AI

How Much Is Your Home Worth? We Optimized a Machine Learning Model

Joshua Gao ยท 8 Jun 2023

How Much Is Your Home Worth? We Optimized a Machine Learning Model

Zillow Dataset

I collect 9,750 listings from Zillow using the Realty Mole Property Api. Each listing includes data attributes such as address, number of bed and bathrooms, city, county, days on market, lot and square footage size, and year built. This data is filtered out for single familiy homes with prices lower than $1M, a lot size less than 20,000 sqft, and a square footage of less than 3,000.

Below is a distribution of the square footage and lot size vs price.
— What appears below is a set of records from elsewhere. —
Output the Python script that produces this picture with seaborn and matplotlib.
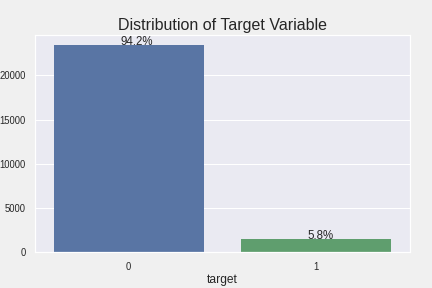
import matplotlib
matplotlib.use("Agg")
import matplotlib.pyplot as plt
import seaborn as sns
import pandas as pd

categories = [0, 1]
counts = [23400, 1440]
title = "Distribution of Target Variable"
bar_colors = ["#4C72B0", "#55A868"]

sns.set_theme(style="darkgrid")
plt.rcParams['font.family'] = ['Liberation Sans', 'DejaVu Sans']

df = pd.DataFrame({"target": categories, "count": counts})

fig = plt.figure(figsize=(6, 4), dpi=72, facecolor="#f0f0f0")
ax = fig.add_axes([0.081, 0.125, 0.868, 0.753])
sns.barplot(data=df, x="target", y="count", hue="target", palette=bar_colors,
            saturation=0.75, legend=False, linewidth=0, ax=ax)
ax.set_ylabel("")
ax.set_xlabel("target", fontsize=12, color="#262626", labelpad=3)
ax.set_title(title, fontsize=16, color="#262626", pad=5)
ax.tick_params(axis="both", labelsize=9.5, colors="#262626")
total = sum(counts)
for p in ax.patches:
    h = p.get_height()
    ax.text(p.get_x() + p.get_width() / 2 - 0.045, h, f"{100*h/total:.1f}%",
            ha="left", va="baseline", fontsize=11.5, color="#262626")
fig.savefig("out.png", dpi=72, facecolor=fig.get_facecolor())
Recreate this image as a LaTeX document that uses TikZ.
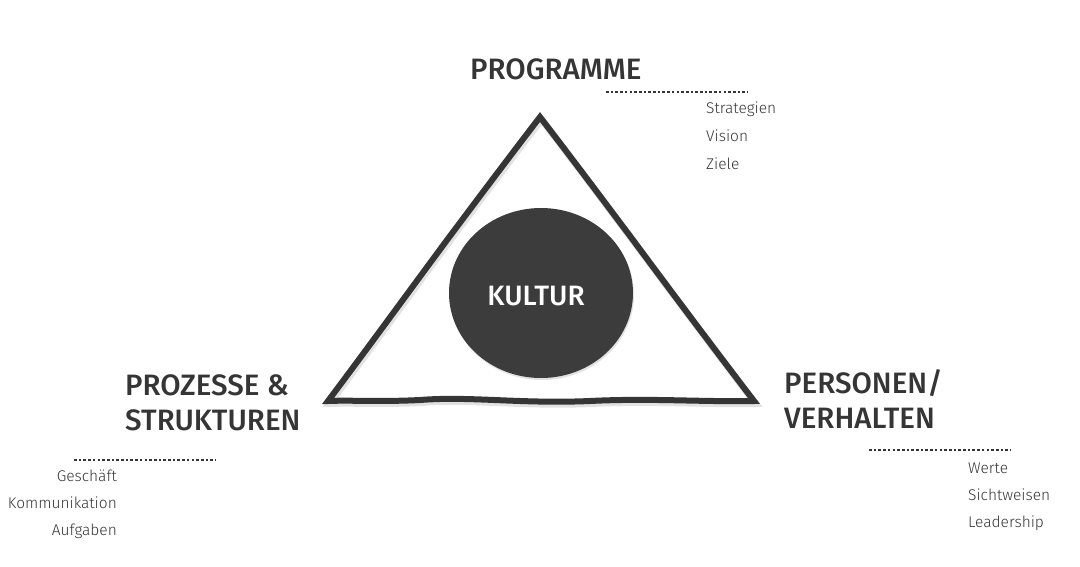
\documentclass[tikz,border=0pt]{standalone}
\usepackage{fontspec}
\setmainfont{Fira Sans}
\newfontfamily\headfont{Fira Sans Medium}
\newfontfamily\itemfont{Fira Sans Light}
\definecolor{ink}{HTML}{353535}
\definecolor{blob}{HTML}{3C3C3C}
\definecolor{shadowgrey}{HTML}{E2E2E2}
\tikzset{
  head/.style={font=\headfont\fontsize{29.5}{35}\selectfont, text=ink, inner sep=0pt, align=left},
  item/.style={font=\itemfont\fontsize{15.5}{17}\selectfont, text=ink, inner sep=0pt},
  dots/.style={ink, line width=2.6pt, dash pattern=on 2.6pt off 2.1pt},
  tri/.style={line width=6pt, line join=miter, miter limit=20},
}
\begin{document}
\begin{tikzpicture}[x=1pt,y=-1pt]
\useasboundingbox (0,0) rectangle (1080,566);
% triangle (shadow + stroke)
\def\tripath{(540,117) .. controls (570,156) and (600,196) .. (630,236)
  .. controls (670,290) and (715,350) .. (754,401)
  .. controls (700,402) and (650,398) .. (590,401)
  .. controls (520,404) and (470,396) .. (420,400)
  .. controls (380,402) and (350,400) .. (328,401)
  .. controls (370,345) and (410,290) .. (450,236)
  .. controls (480,196) and (510,156) .. cycle}
\draw[draw=shadowgrey, tri, line width=7pt, shift={(1.5pt,-2.5pt)}] \tripath;
\draw[draw=ink, tri] \tripath;
% circle
\fill[fill=shadowgrey] (542,295) ellipse [x radius=92, y radius=85];
\fill[fill=blob] (541,293) ellipse [x radius=92, y radius=85];
\node (kultur) at (536,296) [font=\headfont\fontsize{28}{30}\selectfont, text=white, inner sep=0pt] {KULTUR};
% headings
\node (prog) at (470,69) [head, anchor=west] {PROGRAMME};
\node (proz) at (125,403) [head, anchor=west] {PROZESSE \&\\STRUKTUREN};
\node (pers) at (784,399) [head, anchor=west] {PERSONEN/\\VERHALTEN};
% dotted lines
\coordinate (d1a) at (606,92); \coordinate (d1b) at (748,92);
\coordinate (d2a) at (74,460); \coordinate (d2b) at (216,460);
\coordinate (d3a) at (869,450); \coordinate (d3b) at (1011,450);
\draw[dots] (d1a) -- (d1b);
\draw[dots] (d2a) -- (d2b);
\draw[dots] (d3a) -- (d3b);
% items
\node (s1) at (706,109) [item, anchor=west] {Strategien};
\node (s2) at (706,136) [item, anchor=west] {Vision};
\node (s3) at (706,164) [item, anchor=west] {Ziele};
\node (g1) at (117,476) [item, anchor=east] {Geschäft};
\node (g2) at (117,503) [item, anchor=east] {Kommunikation};
\node (g3) at (117,531) [item, anchor=east] {Aufgaben};
\node (w1) at (968,468) [item, anchor=west] {Werte};
\node (w2) at (968,495) [item, anchor=west] {Sichtweisen};
\node (w3) at (968,523) [item, anchor=west] {Leadership};
\end{tikzpicture}
\end{document}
Zillow Square Footage vs Price
Zillow Lot Size vs Price

Finding the Best Model: Gradient Descent

To find the best fit line for the data, I implement a multivariable linear regression model using stochastic gradient descent. The variables include: number of bathrooms, number of bedrooms, days on market, lot size, square footage, and year built.

I train with a learning rate of 1e-10 over 5 iterations.

However, it seems that the coefficient for all variables except for square footage and lot size were close to zero - effectively remove their terms from the linear equation. Square footage was the variable that most affected the predicted listing price.

I train again with just the square footage and lot size variables.

SGD Animation

Valuation Model

After training, we get our final valuation model:

Valuation = 0.07 + (11.081 * lot size) + (148.837 * square footage)

As you can see, square footage has the largest coefficient which means it affects the valuation the most.